**Problem description:** Your task is to give the listing below back word for word, pictures excluded.

**Recorded information:**
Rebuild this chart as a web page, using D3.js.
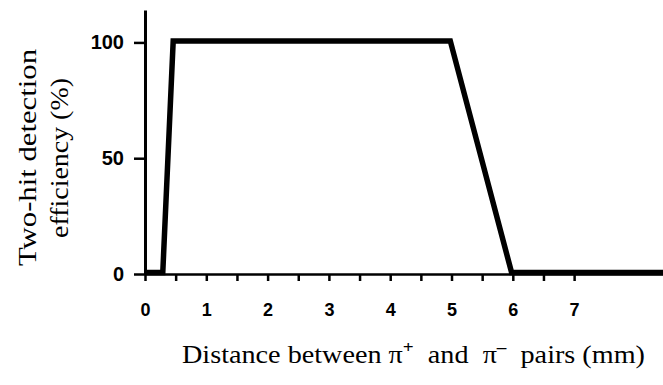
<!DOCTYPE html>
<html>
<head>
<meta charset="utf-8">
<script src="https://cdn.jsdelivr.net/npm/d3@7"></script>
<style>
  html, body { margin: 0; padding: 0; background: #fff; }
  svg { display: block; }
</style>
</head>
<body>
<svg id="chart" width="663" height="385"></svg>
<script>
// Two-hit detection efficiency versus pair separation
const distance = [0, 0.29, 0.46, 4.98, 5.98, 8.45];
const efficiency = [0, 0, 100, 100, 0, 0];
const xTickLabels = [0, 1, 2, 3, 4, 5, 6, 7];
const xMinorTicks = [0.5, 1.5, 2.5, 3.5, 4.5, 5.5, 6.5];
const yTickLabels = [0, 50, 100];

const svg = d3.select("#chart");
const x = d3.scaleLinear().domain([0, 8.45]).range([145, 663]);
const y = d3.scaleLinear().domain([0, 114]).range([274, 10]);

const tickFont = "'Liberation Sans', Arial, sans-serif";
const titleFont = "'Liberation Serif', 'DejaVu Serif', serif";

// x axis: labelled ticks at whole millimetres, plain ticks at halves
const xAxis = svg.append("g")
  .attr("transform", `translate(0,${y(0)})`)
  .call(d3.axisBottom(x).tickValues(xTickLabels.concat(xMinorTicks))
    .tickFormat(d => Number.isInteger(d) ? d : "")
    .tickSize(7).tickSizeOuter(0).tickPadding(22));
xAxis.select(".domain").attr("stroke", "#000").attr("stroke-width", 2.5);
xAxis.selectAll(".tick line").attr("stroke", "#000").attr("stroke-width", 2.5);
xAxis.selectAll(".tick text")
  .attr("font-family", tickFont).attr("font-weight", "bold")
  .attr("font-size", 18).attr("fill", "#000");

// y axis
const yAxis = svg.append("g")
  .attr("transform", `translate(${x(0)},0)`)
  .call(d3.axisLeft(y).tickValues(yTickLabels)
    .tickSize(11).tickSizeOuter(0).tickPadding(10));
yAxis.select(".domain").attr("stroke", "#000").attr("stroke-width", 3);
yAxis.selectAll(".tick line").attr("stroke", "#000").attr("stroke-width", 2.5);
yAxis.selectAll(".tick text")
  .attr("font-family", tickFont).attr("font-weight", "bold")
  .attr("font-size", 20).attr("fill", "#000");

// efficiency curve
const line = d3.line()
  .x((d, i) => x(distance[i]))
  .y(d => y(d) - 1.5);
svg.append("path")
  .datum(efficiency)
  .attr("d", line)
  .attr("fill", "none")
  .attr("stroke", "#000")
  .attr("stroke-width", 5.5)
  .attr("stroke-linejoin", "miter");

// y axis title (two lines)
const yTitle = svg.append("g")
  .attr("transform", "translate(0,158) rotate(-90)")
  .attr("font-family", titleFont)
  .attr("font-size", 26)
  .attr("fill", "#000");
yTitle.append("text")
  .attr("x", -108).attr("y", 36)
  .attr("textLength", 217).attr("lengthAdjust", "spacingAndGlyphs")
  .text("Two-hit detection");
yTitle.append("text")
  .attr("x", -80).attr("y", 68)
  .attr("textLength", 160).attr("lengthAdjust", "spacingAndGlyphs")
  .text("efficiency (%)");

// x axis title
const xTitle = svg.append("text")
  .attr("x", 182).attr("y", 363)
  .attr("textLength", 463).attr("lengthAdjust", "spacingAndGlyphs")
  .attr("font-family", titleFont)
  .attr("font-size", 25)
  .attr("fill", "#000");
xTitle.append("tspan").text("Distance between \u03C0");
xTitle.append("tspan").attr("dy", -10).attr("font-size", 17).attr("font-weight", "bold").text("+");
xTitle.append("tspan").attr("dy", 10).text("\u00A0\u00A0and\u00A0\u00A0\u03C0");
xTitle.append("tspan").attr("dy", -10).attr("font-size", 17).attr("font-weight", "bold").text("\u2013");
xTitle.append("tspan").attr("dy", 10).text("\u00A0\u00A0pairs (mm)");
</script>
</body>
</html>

**Written response:**
Rebuild this chart as a web page, using D3.js.
<!DOCTYPE html>
<html>
<head>
<meta charset="utf-8">
<script src="https://cdn.jsdelivr.net/npm/d3@7"></script>
<style>
  html, body { margin: 0; padding: 0; background: #fff; }
  svg { display: block; }
</style>
</head>
<body>
<svg id="chart" width="663" height="385"></svg>
<script>
// Two-hit detection efficiency versus pair separation
const distance = [0, 0.29, 0.46, 4.98, 5.98, 8.45];
const efficiency = [0, 0, 100, 100, 0, 0];
const xTickLabels = [0, 1, 2, 3, 4, 5, 6, 7];
const xMinorTicks = [0.5, 1.5, 2.5, 3.5, 4.5, 5.5, 6.5];
const yTickLabels = [0, 50, 100];

const svg = d3.select("#chart");
const x = d3.scaleLinear().domain([0, 8.45]).range([145, 663]);
const y = d3.scaleLinear().domain([0, 114]).range([274, 10]);

const tickFont = "'Liberation Sans', Arial, sans-serif";
const titleFont = "'Liberation Serif', 'DejaVu Serif', serif";

// x axis: labelled ticks at whole millimetres, plain ticks at halves
const xAxis = svg.append("g")
  .attr("transform", `translate(0,${y(0)})`)
  .call(d3.axisBottom(x).tickValues(xTickLabels.concat(xMinorTicks))
    .tickFormat(d => Number.isInteger(d) ? d : "")
    .tickSize(7).tickSizeOuter(0).tickPadding(22));
xAxis.select(".domain").attr("stroke", "#000").attr("stroke-width", 2.5);
xAxis.selectAll(".tick line").attr("stroke", "#000").attr("stroke-width", 2.5);
xAxis.selectAll(".tick text")
  .attr("font-family", tickFont).attr("font-weight", "bold")
  .attr("font-size", 18).attr("fill", "#000");

// y axis
const yAxis = svg.append("g")
  .attr("transform", `translate(${x(0)},0)`)
  .call(d3.axisLeft(y).tickValues(yTickLabels)
    .tickSize(11).tickSizeOuter(0).tickPadding(10));
yAxis.select(".domain").attr("stroke", "#000").attr("stroke-width", 3);
yAxis.selectAll(".tick line").attr("stroke", "#000").attr("stroke-width", 2.5);
yAxis.selectAll(".tick text")
  .attr("font-family", tickFont).attr("font-weight", "bold")
  .attr("font-size", 20).attr("fill", "#000");

// efficiency curve
const line = d3.line()
  .x((d, i) => x(distance[i]))
  .y(d => y(d) - 1.5);
svg.append("path")
  .datum(efficiency)
  .attr("d", line)
  .attr("fill", "none")
  .attr("stroke", "#000")
  .attr("stroke-width", 5.5)
  .attr("stroke-linejoin", "miter");

// y axis title (two lines)
const yTitle = svg.append("g")
  .attr("transform", "translate(0,158) rotate(-90)")
  .attr("font-family", titleFont)
  .attr("font-size", 26)
  .attr("fill", "#000");
yTitle.append("text")
  .attr("x", -108).attr("y", 36)
  .attr("textLength", 217).attr("lengthAdjust", "spacingAndGlyphs")
  .text("Two-hit detection");
yTitle.append("text")
  .attr("x", -80).attr("y", 68)
  .attr("textLength", 160).attr("lengthAdjust", "spacingAndGlyphs")
  .text("efficiency (%)");

// x axis title
const xTitle = svg.append("text")
  .attr("x", 182).attr("y", 363)
  .attr("textLength", 463).attr("lengthAdjust", "spacingAndGlyphs")
  .attr("font-family", titleFont)
  .attr("font-size", 25)
  .attr("fill", "#000");
xTitle.append("tspan").text("Distance between \u03C0");
xTitle.append("tspan").attr("dy", -10).attr("font-size", 17).attr("font-weight", "bold").text("+");
xTitle.append("tspan").attr("dy", 10).text("\u00A0\u00A0and\u00A0\u00A0\u03C0");
xTitle.append("tspan").attr("dy", -10).attr("font-size", 17).attr("font-weight", "bold").text("\u2013");
xTitle.append("tspan").attr("dy", 10).text("\u00A0\u00A0pairs (mm)");
</script>
</body>
</html>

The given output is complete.